While performing the show, Bradley is shocked to find that her relationship with Laura has been leaked to the media. During a break, Laura suggests treating it simply as a rumor, but Bradley is frustrated that she has to disclose her private life to the public. As Maggie's book continues detailing Mitch's activities, Mia (Karen Pittman) demands that Chip find Alex, who has avoided his calls. He visits Alex's apartment, only meeting Isabella (Hannah Leder). She reveals that Alex asked her to watch her house and to not disclose her location to anyone, including Chip himself.

Arriving home, Bradley has an argument with Hal, as their mother is very shaken after reading the leak. Hal finally reveals that he visited her because he fell back on drugs and wants her to help him. She offers to pay for rehabilitation, but he refuses. Their discussion is interrupted by Cory, who wants to help Bradley deal with the leak. Bradley decides to not seek a lawsuit, feeling that this could actually be a positive change in her life. This conversation motivates her to tell Hal that he must leave her apartment, angering him.

==Development==
===Production===
The episode was written by supervising producer Torrey Speer and producer Stacy Osei-Kuffour, and directed by Rachel Morrison. This was Speer's third writing credit, Osei-Kuffour's first writing credit, and Morrison's first directing credit.

==Critical reviews==
"A Private Person" received mixed-to-positive reviews from critics. Maggie Fremont of Vulture gave the episode a 2 star rating out of 5 and wrote, "Alex Levy is missing, and that's a big problem. A problem for TMS (after all that Alex Levy's home fanfare?), a problem for Chip, and a problem for us, the audience. This show needs Alex Levy. It needs her sparring with Cory, and it definitely needs her sparring with Bradley. There have been so few Alex/Bradley scenes this season! What the hell are we even doing here, guys?!"

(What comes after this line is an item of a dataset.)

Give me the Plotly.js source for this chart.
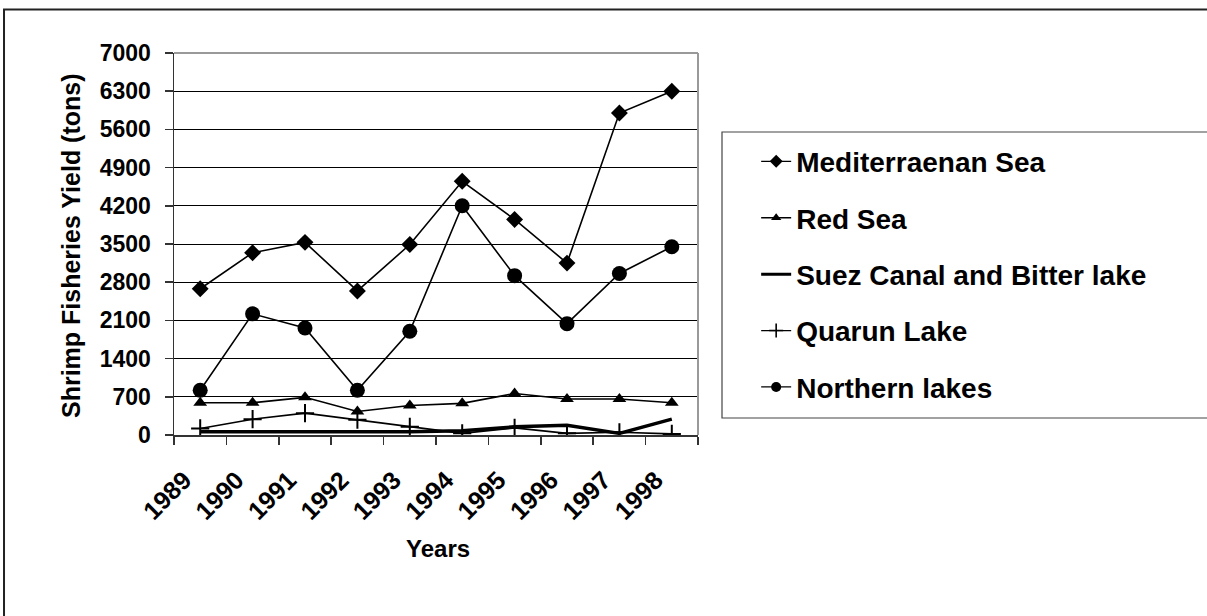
<!DOCTYPE html>
<html>
<head>
<meta charset="utf-8">
<script src="https://cdn.plot.ly/plotly-3.0.1.min.js"></script>
<style>
html,body{margin:0;padding:0;background:#fff;}
#chart{width:1207px;height:616px;}
</style>
</head>
<body>
<div id="chart"></div>
<script>
const years = ['1989','1990','1991','1992','1993','1994','1995','1996','1997','1998'];
const mediterranean = [2680, 3340, 3530, 2640, 3490, 4650, 3950, 3150, 5900, 6300];
const redSea = [590, 590, 690, 430, 540, 580, 760, 660, 660, 590];
const suezCanal = [60, 60, 60, 60, 60, 80, 150, 180, 30, 290];
const quarunLake = [120, 290, 400, 280, 150, 30, 130, 30, 50, 20];
const northernLakes = [820, 2220, 1960, 820, 1900, 4200, 2920, 2040, 2960, 3450];
const yTicks = [0, 700, 1400, 2100, 2800, 3500, 4200, 4900, 5600, 6300, 7000];
const seriesNames = ['Mediterraenan Sea', 'Red Sea', 'Suez Canal and Bitter lake', 'Quarun Lake', 'Northern lakes'];
const xTitle = 'Years';
const yTitle = 'Shrimp Fisheries Yield (tons)';

const FONT = 'Arial, "Liberation Sans", sans-serif';
const styles = [
  {mode:'lines+markers', lw:1.6, marker:{symbol:'diamond', size:13, color:'#000'}, lmarker:{symbol:'diamond', size:10, color:'#000'}},
  {mode:'lines+markers', lw:1.6, marker:{symbol:'triangle-up', size:12, color:'#000'}, lmarker:{symbol:'triangle-up', size:9, color:'#000'}},
  {mode:'lines', lw:3.5},
  {mode:'lines+markers', lw:1.6, marker:{symbol:'cross-thin', size:13, color:'#000', line:{color:'#000', width:2}}, lmarker:{symbol:'cross-thin', size:10, color:'#000', line:{color:'#000', width:1.6}}},
  {mode:'lines+markers', lw:1.6, marker:{symbol:'circle', size:15, color:'#000'}, lmarker:{symbol:'circle', size:10, color:'#000'}}
];
const values = [mediterranean, redSea, suezCanal, quarunLake, northernLakes];

const data = [];
values.forEach((v, i) => {
  const s = styles[i];
  const t = {type:'scatter', mode:s.mode, name:seriesNames[i], x:years, y:v, showlegend:false,
             line:{color:'#000', width:s.lw}};
  if (s.marker) t.marker = s.marker;
  data.push(t);
});
// legend entries (no data points, same styles with small legend markers)
values.forEach((v, i) => {
  const s = styles[i];
  const t = {type:'scatter', mode:s.mode, name:seriesNames[i], x:[null], y:[null], showlegend:true,
             legendgroup:'g'+i, line:{color:'#000', width: i===2 ? 3 : 1.3}};
  if (s.lmarker) t.marker = s.lmarker;
  data.push(t);
});

const layout = {
  width: 1207, height: 616,
  margin: {l: 174, r: 509, t: 53, b: 181},
  paper_bgcolor: '#fff', plot_bgcolor: '#fff',
  font: {family: FONT, color: '#000', weight: 'bold'},
  showlegend: true,
  legend: {
    x: 1.111, xanchor: 'left', y: 0.781, yanchor: 'top',
    bgcolor: 'rgba(0,0,0,0)', borderwidth: 0,
    font: {family: FONT, size: 28, color: '#000', weight: 'bold'},
    tracegroupgap: 17, itemwidth: 30
  },
  xaxis: {
    type: 'category', range: [-0.5, 9.5],
    showgrid: false, zeroline: false,
    showline: true, linecolor: '#333', linewidth: 1.5,
    ticks: 'outside', tickson: 'boundaries', ticklen: 8, tickcolor: '#333', tickwidth: 1.5,
    tickangle: -45,
    tickfont: {family: FONT, size: 25, color: '#000', weight: 'bold'},
    ticklabelstandoff: 19, ticklabelshift: -16,
    fixedrange: true
  },
  yaxis: {
    range: [0, 7000], tickvals: yTicks, ticktext: yTicks.map(String),
    showgrid: true, gridcolor: '#000', gridwidth: 1,
    zeroline: false,
    showline: true, linecolor: '#333', linewidth: 1.5,
    ticks: 'outside', ticklen: 8, tickcolor: '#333', tickwidth: 1.5,
    tickfont: {family: FONT, size: 23, color: '#000', weight: 'bold'},
    ticklabelstandoff: 9,
    fixedrange: true
  },
  annotations: [
    {text: xTitle, xref:'paper', yref:'paper', x:(438-174)/524, y:(435-548)/382, xanchor:'center', yanchor:'middle',
     showarrow:false, font:{family: FONT, size: 24, color:'#000', weight:'bold'}},
    {text: yTitle, xref:'paper', yref:'paper', x:(71-174)/524, y:(435-246)/382, xanchor:'center', yanchor:'middle',
     textangle:-90, showarrow:false, font:{family: FONT, size: 25, color:'#000', weight:'bold'}}
  ],
  shapes: [
    {type:'line', xref:'paper', yref:'paper', x0:0, x1:1, y0:1, y1:1, line:{color:'#999', width:2}, layer:'above'},
    {type:'line', xref:'paper', yref:'paper', x0:1, x1:1, y0:0, y1:1, line:{color:'#999', width:2}, layer:'above'},
    {type:'rect', xref:'paper', yref:'paper', x0:1.0458, x1:2.0, y0:0.0445, y1:0.7932, line:{color:'#444', width:1.2}, fillcolor:'rgba(0,0,0,0)', layer:'below'},
    {type:'rect', xref:'paper', yref:'paper', x0:-0.3244, x1:2.0, y0:-0.6, y1:1.1139, line:{color:'#222', width:2}, fillcolor:'rgba(0,0,0,0)', layer:'below'}
  ]
};

Plotly.newPlot('chart', data, layout, {displayModeBar: false, staticPlot: true});
</script>
</body>
</html>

Linda Holmes of NPR wrote, "Yanko keeps up the "a good guy just can't win" routine about how he got in trouble over "spirit animal," and now he's in trouble for beating up a racist. You can't engage in cultural appropriation, you can't beat up racists, what can you do? Yanko asks this very thing, and Stella says that what he can do is "the weather," and the whole thing is just real sad." Chike Coleman of We Live Entertainment gave the episode a 9 out of 10 rating and wrote, "The Morning Show is a better show than it was last season, and that's saying something. Season one was brilliant, but the writers have really taken things up a notch. The only issue I see is we have way too many plot threads running at once. If the writers can resolve some of those, the show will have a clearer destiny. Either way, I will travel with these characters until the end of the season."

Lacy Baugher of Telltale TV gave the episode a 3.5 star rating out of 5 and wrote, "The Morning Show Season 2 Episode 6, “A Private Person,” is the first episode of the show in which star Jennifer Aniston does not appear onscreen. It's also, strangely enough, the best episode of the series' second season to date."